The steps in the accuracy curve indicate that your sample size is small (thus a change in the classification of a single sample could already be visible), which is expected since you are trying to overfit the small dataset.
I would recommend to not increase the complexity of the model yet, but to make sure your model is able to overfit the tiny dataset first by playing around with some hyperparameters.

Thanks @ptrblck,

I followed your advice and over-fitted the model (first on 10 samples and then on the whole dataset). During this stage I found that the accuracy was not being computed correctly so I replaced the relevant code with torchmetrics Accuracy calculation. I also cleaned up the validation code and visualized it. Now the model works better and can easily be over fit (see the following images).

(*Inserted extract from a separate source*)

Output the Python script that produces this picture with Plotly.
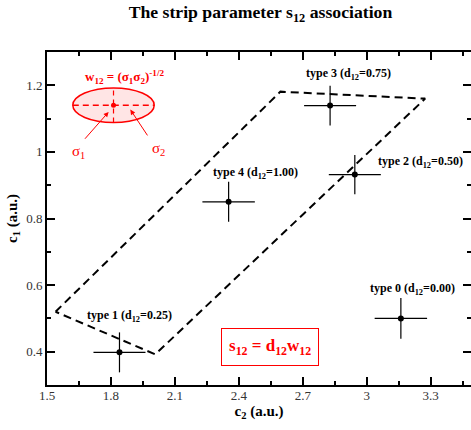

Should I address the small sample size now? I was thinking of using data augmentation to expand the sample size.

Do you mean the small subset for the initial overfitting testing or your general dataset?
I couldn’t find the dataset size in this topic so unsure if you are still training with only 10 samples.

Sorry for the confusion.

I meant that I should address the small sample size of my general dataset (N = 480).

All results and graphs in this thread have been using the general, 480 participant, dataset.